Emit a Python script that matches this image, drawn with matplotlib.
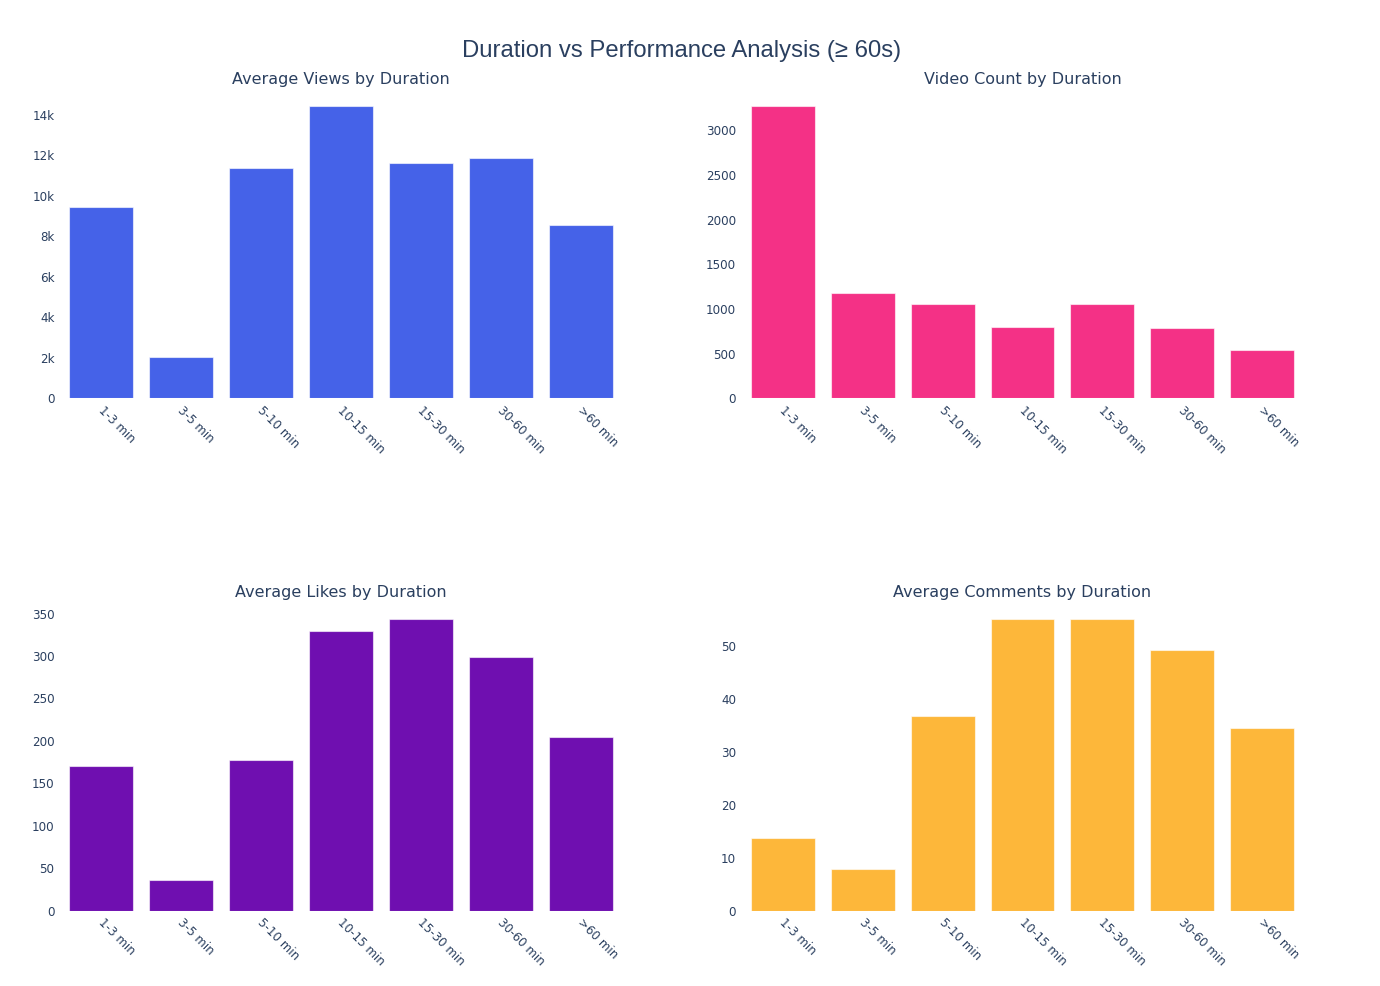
import matplotlib
matplotlib.use("Agg")
import matplotlib.pyplot as plt
from matplotlib.ticker import FuncFormatter

categories = ["1-3 min", "3-5 min", "5-10 min", "10-15 min", "15-30 min", "30-60 min", ">60 min"]
avg_views = [9430, 2040, 11360, 14460, 11620, 11890, 8560]
video_count = [3277, 1184, 1057, 799, 1061, 791, 538]
avg_likes = [170.3, 36.2, 177.8, 329.6, 344.1, 298.9, 204.1]
avg_comments = [13.7, 7.8, 36.8, 55.1, 55.25, 49.4, 34.5]

W, H = 1380, 986
TXT = "#2a3f5f"
fig = plt.figure(figsize=(W / 100, H / 100), dpi=100)
fig.patch.set_facecolor("white")

def box(x0, y0, x1, y1):
    return [x0 / W, 1 - y1 / H, (x1 - x0) / W, (y1 - y0) / H]

panels = [
    ("Average Views by Duration", avg_views, "#4562e8", box(61.5, 86, 620.5, 398.3), 2000, True),
    ("Video Count by Duration", video_count, "#f43186", box(743, 86, 1302, 398.3), 500, False),
    ("Average Likes by Duration", avg_likes, "#6f0fb0", box(61.5, 599, 620.5, 910.7), 50, False),
    ("Average Comments by Duration", avg_comments, "#fdb73a", box(743, 599, 1302, 910.7), 10, False),
]

for title, vals, col, rect, step, kfmt in panels:
    ax = fig.add_axes(rect)
    x = range(len(categories))
    ax.bar(x, vals, width=0.8, color=col, edgecolor=(1, 1, 1, 0.6), linewidth=0.8)
    ax.set_xlim(-0.5, len(categories) - 0.5)
    top = max(vals) * 1.067
    ax.set_ylim(0, top)
    ticks = [t for t in range(0, int(top) + 1, step)]
    ax.set_yticks(ticks)
    if kfmt:
        ax.yaxis.set_major_formatter(FuncFormatter(lambda v, p: "0" if v == 0 else f"{int(v / 1000)}k"))
    ax.set_xticks([i + 0.04 for i in x])
    ax.set_xticklabels(categories, rotation=-45, ha="left", va="top", rotation_mode="anchor")
    for s in ax.spines.values():
        s.set_visible(False)
    ax.tick_params(axis="both", length=0, colors=TXT, labelsize=8.6)
    ax.tick_params(axis="y", pad=5)
    ax.tick_params(axis="x", pad=4)
    ax.text(0.5, 1 + 6 / (rect[3] * H), title, transform=ax.transAxes, ha="center", va="center",
            fontsize=11.5, color=TXT)

fig.text(682 / W, 1 - 51.5 / H, "Duration vs Performance Analysis (\u2265 60s)", ha="center", va="center",
         fontsize=17.2, color=TXT, family=["Liberation Sans", "DejaVu Sans"])

fig.savefig("out.png", dpi=100, facecolor="white")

* * * * * * * * *

**Exercise:** Repeat the data in full and exactly. Omit pictures.

**Result of the exercise:**
Emit a Python script that matches this image, drawn with matplotlib.
import matplotlib
matplotlib.use("Agg")
import matplotlib.pyplot as plt
from matplotlib.ticker import FuncFormatter

categories = ["1-3 min", "3-5 min", "5-10 min", "10-15 min", "15-30 min", "30-60 min", ">60 min"]
avg_views = [9430, 2040, 11360, 14460, 11620, 11890, 8560]
video_count = [3277, 1184, 1057, 799, 1061, 791, 538]
avg_likes = [170.3, 36.2, 177.8, 329.6, 344.1, 298.9, 204.1]
avg_comments = [13.7, 7.8, 36.8, 55.1, 55.25, 49.4, 34.5]

W, H = 1380, 986
TXT = "#2a3f5f"
fig = plt.figure(figsize=(W / 100, H / 100), dpi=100)
fig.patch.set_facecolor("white")

def box(x0, y0, x1, y1):
    return [x0 / W, 1 - y1 / H, (x1 - x0) / W, (y1 - y0) / H]

panels = [
    ("Average Views by Duration", avg_views, "#4562e8", box(61.5, 86, 620.5, 398.3), 2000, True),
    ("Video Count by Duration", video_count, "#f43186", box(743, 86, 1302, 398.3), 500, False),
    ("Average Likes by Duration", avg_likes, "#6f0fb0", box(61.5, 599, 620.5, 910.7), 50, False),
    ("Average Comments by Duration", avg_comments, "#fdb73a", box(743, 599, 1302, 910.7), 10, False),
]

for title, vals, col, rect, step, kfmt in panels:
    ax = fig.add_axes(rect)
    x = range(len(categories))
    ax.bar(x, vals, width=0.8, color=col, edgecolor=(1, 1, 1, 0.6), linewidth=0.8)
    ax.set_xlim(-0.5, len(categories) - 0.5)
    top = max(vals) * 1.067
    ax.set_ylim(0, top)
    ticks = [t for t in range(0, int(top) + 1, step)]
    ax.set_yticks(ticks)
    if kfmt:
        ax.yaxis.set_major_formatter(FuncFormatter(lambda v, p: "0" if v == 0 else f"{int(v / 1000)}k"))
    ax.set_xticks([i + 0.04 for i in x])
    ax.set_xticklabels(categories, rotation=-45, ha="left", va="top", rotation_mode="anchor")
    for s in ax.spines.values():
        s.set_visible(False)
    ax.tick_params(axis="both", length=0, colors=TXT, labelsize=8.6)
    ax.tick_params(axis="y", pad=5)
    ax.tick_params(axis="x", pad=4)
    ax.text(0.5, 1 + 6 / (rect[3] * H), title, transform=ax.transAxes, ha="center", va="center",
            fontsize=11.5, color=TXT)

fig.text(682 / W, 1 - 51.5 / H, "Duration vs Performance Analysis (\u2265 60s)", ha="center", va="center",
         fontsize=17.2, color=TXT, family=["Liberation Sans", "DejaVu Sans"])

fig.savefig("out.png", dpi=100, facecolor="white")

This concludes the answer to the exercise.